(Requirements) List, from the lines below, each one with "this" in it.

(Data excerpts)

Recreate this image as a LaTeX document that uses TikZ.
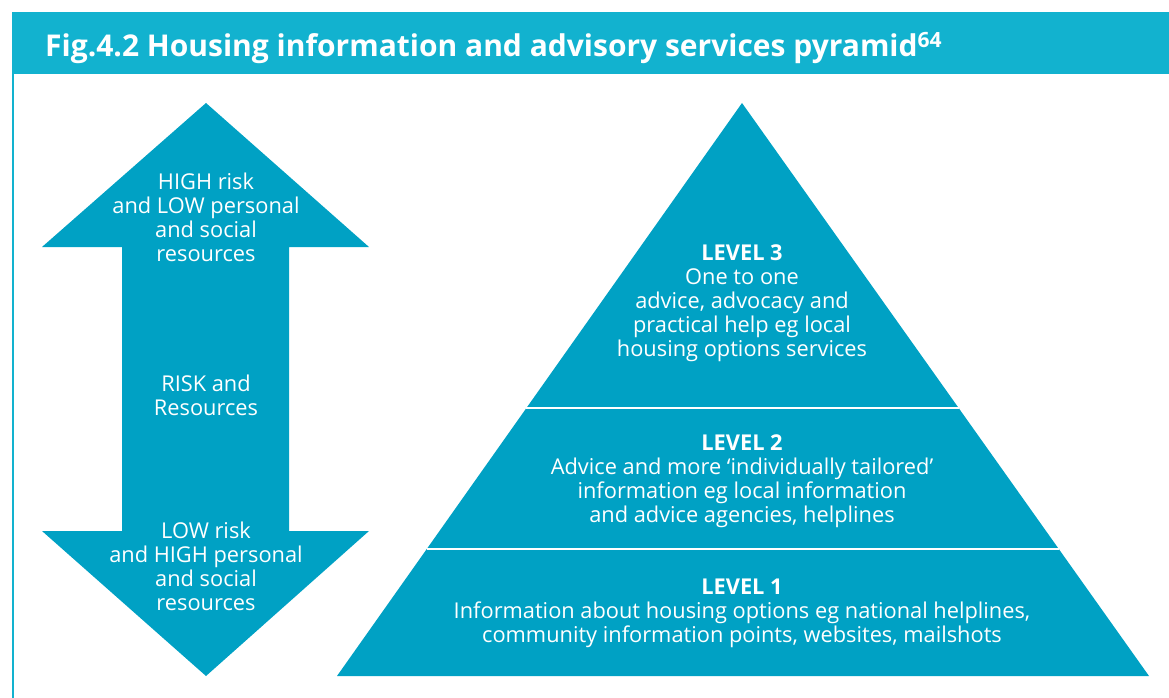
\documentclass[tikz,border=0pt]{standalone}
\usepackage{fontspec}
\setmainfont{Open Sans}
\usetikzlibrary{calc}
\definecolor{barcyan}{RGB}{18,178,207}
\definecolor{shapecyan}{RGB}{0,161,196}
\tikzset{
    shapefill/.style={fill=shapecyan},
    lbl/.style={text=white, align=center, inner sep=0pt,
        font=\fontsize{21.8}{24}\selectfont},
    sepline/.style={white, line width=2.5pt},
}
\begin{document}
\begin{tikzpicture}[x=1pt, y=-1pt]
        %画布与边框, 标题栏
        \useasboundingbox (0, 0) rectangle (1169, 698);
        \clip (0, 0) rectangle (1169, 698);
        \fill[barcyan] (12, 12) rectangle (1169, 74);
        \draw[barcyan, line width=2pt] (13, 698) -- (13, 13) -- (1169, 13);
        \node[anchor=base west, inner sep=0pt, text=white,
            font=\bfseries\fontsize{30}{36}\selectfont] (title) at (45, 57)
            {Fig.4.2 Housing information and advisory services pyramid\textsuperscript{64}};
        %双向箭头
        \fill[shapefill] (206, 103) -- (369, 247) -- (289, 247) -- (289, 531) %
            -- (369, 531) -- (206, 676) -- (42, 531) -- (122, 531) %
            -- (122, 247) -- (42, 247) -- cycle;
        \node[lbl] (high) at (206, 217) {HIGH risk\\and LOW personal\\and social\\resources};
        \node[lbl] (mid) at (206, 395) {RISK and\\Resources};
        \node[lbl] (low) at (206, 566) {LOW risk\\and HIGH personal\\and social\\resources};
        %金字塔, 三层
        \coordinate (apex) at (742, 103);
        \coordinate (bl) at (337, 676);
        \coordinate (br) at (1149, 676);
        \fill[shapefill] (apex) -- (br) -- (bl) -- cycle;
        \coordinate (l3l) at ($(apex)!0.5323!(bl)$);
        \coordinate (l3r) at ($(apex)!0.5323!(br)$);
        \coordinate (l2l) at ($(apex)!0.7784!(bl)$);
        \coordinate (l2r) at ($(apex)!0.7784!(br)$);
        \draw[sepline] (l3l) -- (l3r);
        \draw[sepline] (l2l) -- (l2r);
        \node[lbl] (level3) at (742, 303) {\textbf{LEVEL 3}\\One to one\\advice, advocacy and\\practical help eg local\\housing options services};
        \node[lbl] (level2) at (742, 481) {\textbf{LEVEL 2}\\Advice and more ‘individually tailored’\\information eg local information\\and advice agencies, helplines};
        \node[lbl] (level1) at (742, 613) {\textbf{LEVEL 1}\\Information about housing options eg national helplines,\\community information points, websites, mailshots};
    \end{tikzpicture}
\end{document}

---

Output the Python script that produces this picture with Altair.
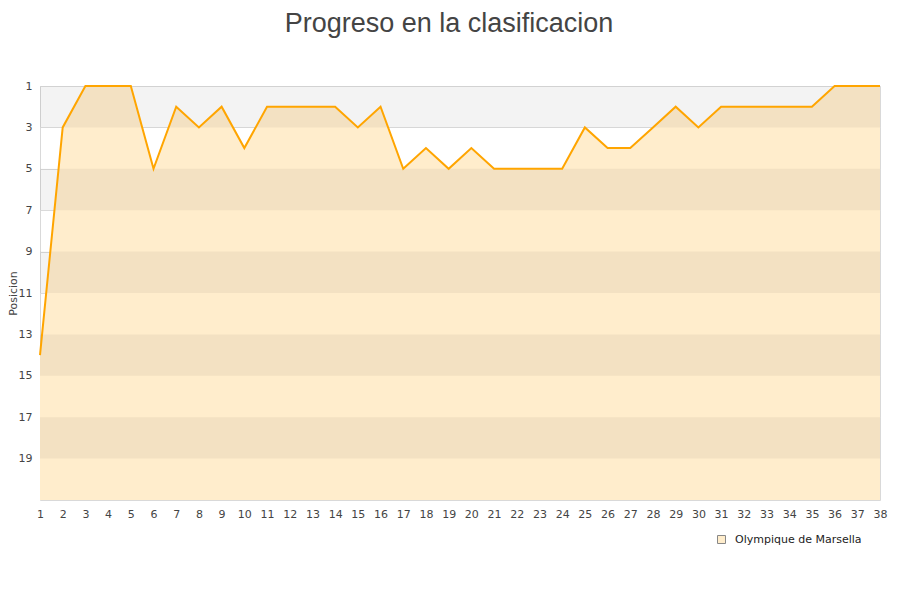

(Written solution)
Recreate this image as a LaTeX document that uses TikZ.
Output the Python script that produces this picture with Altair.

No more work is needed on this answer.